● **PROBLEM TO SOLVE**:
Without including any images, repeat the data exactly.

● **DATA PROVIDED**:
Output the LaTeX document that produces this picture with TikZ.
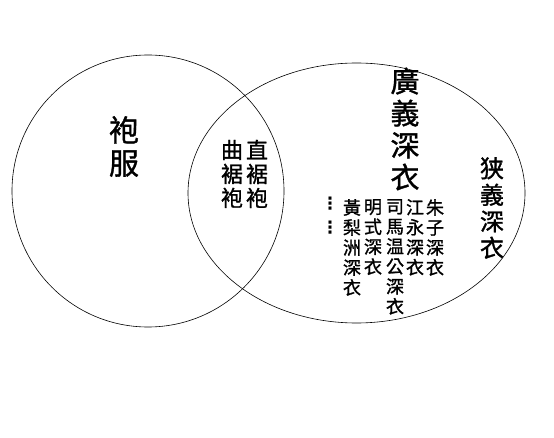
\documentclass[tikz,border=0pt]{standalone}
\usepackage{fontspec}
\newfontfamily\cjk[FakeBold=1.2]{Noto Sans CJK TC}
\newfontfamily\symfont{DejaVu Sans Bold}
\usetikzlibrary{
  positioning,
  shapes.geometric
}

\begin{document}
\begin{tikzpicture}[
    x=1pt, y=-1pt,
  every node/.style = {inner sep=0pt, align=center},
  ring/.style = {draw, line width=0.6pt},
  bigcol/.style = {font=\cjk\fontsize{30}{33}\selectfont},
  midcol/.style = {font=\cjk\fontsize{22}{24}\selectfont},
  tallcol/.style = {font=\cjk\fontsize{29}{32}\selectfont},
  narrowcol/.style = {font=\cjk\fontsize{24}{26.5}\selectfont},
  smallcol/.style = {font=\cjk\fontsize{18}{20}\selectfont, anchor=north}]
  \useasboundingbox (0,0) rectangle (554,438);
  % two sets
  \node[ring, circle, minimum size=272pt] (paofu) at (148,191) {};
  \node[ring, ellipse, minimum width=337pt, minimum height=260pt] (shenyi) at (356.5,193) {};
  % labels
  \node[bigcol] (robe) at (124,146.5) {袍\\服};
  \node[midcol] (zhiju) at (257,174) {直\\裾\\袍};
  \node[midcol] (quju) at (232,174) {曲\\裾\\袍};
  \node[tallcol] (broad) at (405,129) {廣\\義\\深\\衣};
  \node[narrowcol] (narrow) at (492,208) {狭\\義\\深\\衣};
  % examples, right to left
  \node[smallcol] (zhuzi) at (435,199) {朱\\子\\深\\衣};
  \node[smallcol] (jiangyong) at (415,199) {江\\永\\深\\衣};
  \node[smallcol] (sima) at (395,199) {司\\馬\\温\\公\\深\\衣};
  \node[smallcol] (mingshi) at (373,199) {明\\式\\深\\衣};
  \node[smallcol] (huang) at (352,199) {黃\\梨\\洲\\深\\衣};
  \node[font=\symfont\fontsize{17}{24}\selectfont, anchor=north] (dots) at (330,197) {⋮\\⋮};
\end{tikzpicture}
\end{document}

● **RESULT OF THE EXERCISE**:
Output the LaTeX document that produces this picture with TikZ.
\documentclass[tikz,border=0pt]{standalone}
\usepackage{fontspec}
\newfontfamily\cjk[FakeBold=1.2]{Noto Sans CJK TC}
\newfontfamily\symfont{DejaVu Sans Bold}
\usetikzlibrary{
  positioning,
  shapes.geometric
}

\begin{document}
\begin{tikzpicture}[
    x=1pt, y=-1pt,
  every node/.style = {inner sep=0pt, align=center},
  ring/.style = {draw, line width=0.6pt},
  bigcol/.style = {font=\cjk\fontsize{30}{33}\selectfont},
  midcol/.style = {font=\cjk\fontsize{22}{24}\selectfont},
  tallcol/.style = {font=\cjk\fontsize{29}{32}\selectfont},
  narrowcol/.style = {font=\cjk\fontsize{24}{26.5}\selectfont},
  smallcol/.style = {font=\cjk\fontsize{18}{20}\selectfont, anchor=north}]
  \useasboundingbox (0,0) rectangle (554,438);
  % two sets
  \node[ring, circle, minimum size=272pt] (paofu) at (148,191) {};
  \node[ring, ellipse, minimum width=337pt, minimum height=260pt] (shenyi) at (356.5,193) {};
  % labels
  \node[bigcol] (robe) at (124,146.5) {袍\\服};
  \node[midcol] (zhiju) at (257,174) {直\\裾\\袍};
  \node[midcol] (quju) at (232,174) {曲\\裾\\袍};
  \node[tallcol] (broad) at (405,129) {廣\\義\\深\\衣};
  \node[narrowcol] (narrow) at (492,208) {狭\\義\\深\\衣};
  % examples, right to left
  \node[smallcol] (zhuzi) at (435,199) {朱\\子\\深\\衣};
  \node[smallcol] (jiangyong) at (415,199) {江\\永\\深\\衣};
  \node[smallcol] (sima) at (395,199) {司\\馬\\温\\公\\深\\衣};
  \node[smallcol] (mingshi) at (373,199) {明\\式\\深\\衣};
  \node[smallcol] (huang) at (352,199) {黃\\梨\\洲\\深\\衣};
  \node[font=\symfont\fontsize{17}{24}\selectfont, anchor=north] (dots) at (330,197) {⋮\\⋮};
\end{tikzpicture}
\end{document}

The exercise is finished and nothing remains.